Die Stellung der Juden im Mittelalter

Erste jüdische Siedlungen in Europa

Die ersten in Europa lebenden Juden waren mit den Phöniziern nach Spanien gelangt. Durch die Ausdehnung des Römischen Reiches enstanden jüdische Siedlungen auch in weiteren Teilen Europas. Urkunden aus dem 1. und 3. Jh. belegen ihre Anwesenheit im Süden des heutigen Frankreich. Ihr Siedlungsgebiet umfasste die Regionen rund um das Mittelmeer. Außer in Gallien und auf der Iberischen Halbinsel ließen sie sich auf dem Balkan und in Italien nieder, wo sie als Schiffer, Bäcker, Olivenpflanzer oder Händler tätig waren. Aus der von Kaiser KONSTANTIN im Jahr 321 erlassenen gesetzlichen Regelung zum Umgang mit Juden geht hervor, dass es in Köln ebenfalls schon früh eine jüdische Gemeinde gab.

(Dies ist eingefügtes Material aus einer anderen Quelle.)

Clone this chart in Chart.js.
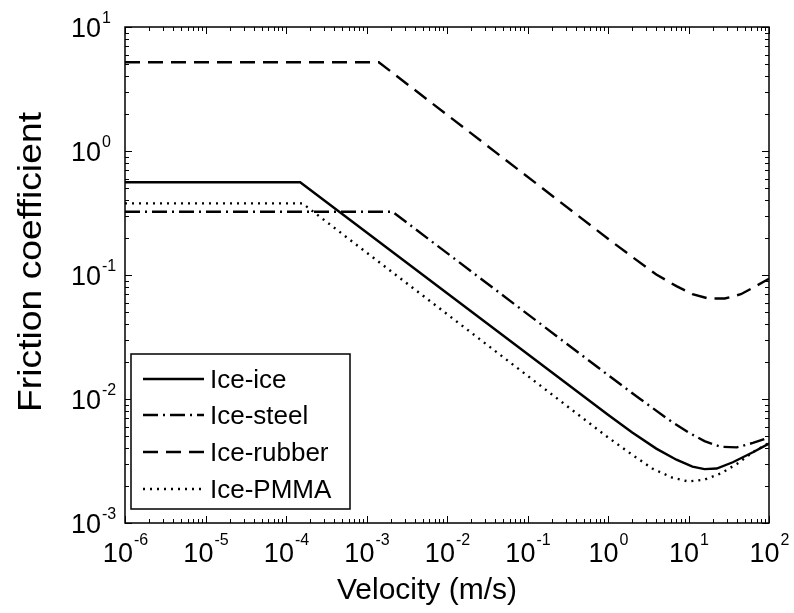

Anfänge der christlichen Judenfeindschaft

Als Bürger Roms unterstanden die Juden dem römischen Recht, das dem jüdischen Glauben den Status einer religio licita, einer staatlich zugelassenen Religion einräumte. Dies änderte sich auch nicht, als 391 das Christentum zur römischen Staatsreligion erklärt wurde. Mit dem gewachsenen Einfluss des Christentums erhöhte sich allerdings der Druck auf die Juden, sich bekehren zu lassen. Zur Bekehrung der Andersgläubigen sahen sich die Christen aufgrund des Missionsbefehls im Matthäus-Evangelium (Matthäus, 28, 19) berufen. Judenfeindliche Predigten aus dem 4. Jh. beschuldigten die Juden des Christusmordes und bezeichneten ihre Zerstreuung (Diaspora) als göttliche Strafe. Die Schriften „gegen die Juden“ bildeten unter der Rubrik „Adversus iudaeos“ einen festen Bestandteil der christlichen Tradition.
Die Anfeindungen, die das Leben der Juden in ihrer christlich bestimmten Umwelt prägten, wirkten sich auch auf ihre rechtliche Stellung aus. So durften sie seit 1215 keine öffentlichen Ämter bekleiden, keine neuen Synagogen bauen und keine christlichen Sklaven halten. Rechtlich geschützt waren dagegen die bestehenden Synagogen und der jüdische Ritus. Bis in die Karolingerzeit galten die Juden als Fremde, waren aber frei und konnten wie andere Bevölkerungsgruppen ungehindert Handel und Handwerk betreiben. Der Kontakt mit Christen beschränkte sich jedoch auf Geschäftsbeziehungen. Dazu trug die kirchliche Politik der Ausgrenzung bei. Auf dem Konzil von Toledo wurden 589 unter anderem das Heiratsverbot zwischen Christen und Juden sowie das Verbot der Rechtsprechung von Juden über Christen beschlossen. Immerhin untersagte es die Kirche, Juden gewaltsam durch Zwangstaufen zu bekehren.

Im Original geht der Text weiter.